It will be remembered that the first chapter of this study opened with a remark by George Mikes. Mikes is not a political scientist, or even a political journalist. He paid a short visit to Cyprus some time after the hostilities of December 1963 and recorded some of his observations in his book Eureka . Now it sometimes happens that a casual observer of a conflict, precisely because he is not committed to a theoretical point of view, nor is he concerned to establish a political preposition, may be able to see and record things which could be ignored or played dawn by a more sophisticated observer. Mikes visited a Turkish refugee camp outside Nicosia, at the village of Hamit Mandres:
It used to be a village of two hundred souls; now it has become a tent-town of 3,500 inhabitants. They are all Turkish refugees from a nearby village called Omorphita, and they all live in tents in indescribable filth, without proper sanitation, without proper food. There is nothing they can – or will - do all day except sit around and gape at each other... The place is a sink of filth and squalor, poverty and hopelessness... Your political sympathies may be with the Greeks; your human sympathies are with the Turks; not because they are more virtuous; simply because they need it more. The Turks can actually see their former dwelling-places from here, but the Greeks will not let them go back to their looted and half-destroyed village three miles away because these people are not people but a means to put pressure on the Turks and teach them a lesson. They are `traitors' and have only got their deserts. That, of course, includes the children under five. The Turks will not help these unhappy people either, because they are not people but a means to show the world how cruel, barbarous and heartless the Greeks really are. You thought, when you were young and innocent, that politics was about people. But you were very, very wrong. The Cyprus question is, in fact, heading towards a much-dreaded, successful solution, while people of Cyprus are rotting away in tents. You drive back to the bar of your luxury hotel on the Greek side, order a gin and tonic, discuss Russian pressure, or the rumoured rift between Makarios and Grivas, but you cannot forget that little Turkish boy of four who looked at you with his huge, black eyes and shouted an impish `hallo' to you, and who, you know, will go to sleep tonight with ten other people in a dark stinking tent. But you are a fool. You ought to think in terms of diplomatic notes and bases and Communist pressure and NATO and not in terms of little children.

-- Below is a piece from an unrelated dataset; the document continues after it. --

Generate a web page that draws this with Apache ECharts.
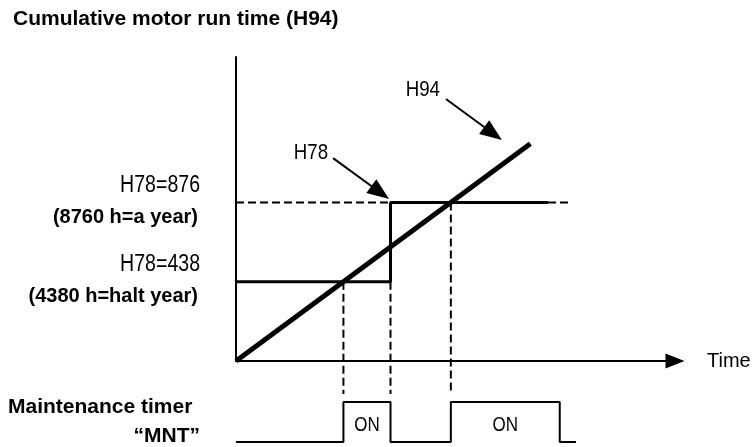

What has become of Mikes's little Turkish boy of four, one may wonder. If he was alive, he was fourteen when the victorious Turkish Army landed in Cyprus in order (as anybody would tell you) to bring peace, and protect his rights and those of his family and compatriots! Did he spend all these years in the tent-town of Hamit Mandres trying to make some sense of the misery and bitterness around him? What has he been told about the causes of his condition and about his old home? Does he hate all Greeks - has he met any Greeks? One consequence of the July-August war is that Omorphita, along with 40 per cent of the island's territory, is now in Turkish hands. The Turkish boy and his family may have returned to their old home; or, again, they may have been sent to a nicer home somewhere else, perhaps in Kyrenia, which a Greek family has had to flee.
Now the balance of unhappiness and despair weighs heavily against the Greeks - 200,000 refugees, of whom some 18,000 have completed a whole year in tents in indescribable filth at refugee camps in Larnaca, Strovolos, the Achna forest and elsewhere. Now it is the person from Kyrenia who cries and longs for her lost home. A lost home is always remembered as the most beautiful home on God's Earth: the garden is always full of blooming roses; the bedroom window looks out to a magnificent vision of the violet mountains of the Pentadactylos range; and from the balcony there is a most amazing view of the vast expanse of the sea ° bright blue in the sunlight, dark grey in the evening – which begins at the rocky shores just down the road and extends forty miles to the north where, on a clear day, you can see the Taurus Mountains of southern Turkey rising in mystery. The significance of the forty miles to the Taurus was not understood until it was too late.
Refugees live with visions of their lost homes and lands, and they are not likely to put their faith in a State which is partly based on the fact of their displacement. If not enough people felt pride and loyalty to the first Greco-Turkish Cypriot State, is it reasonable to expect that a bizonal arrangement, if it implies a forced movement of some section of the population, will command popular support? If a bizonal Federation with a strong centre is the only hope for a peaceful and prosperous Cyprus, and so many Greek Cypriots do not seem willing to support a bizonal Federation, is there a hope for Cyprus? Is there a hope for the beautiful island of Aphrodite, the unhappy island of conflict and hostility?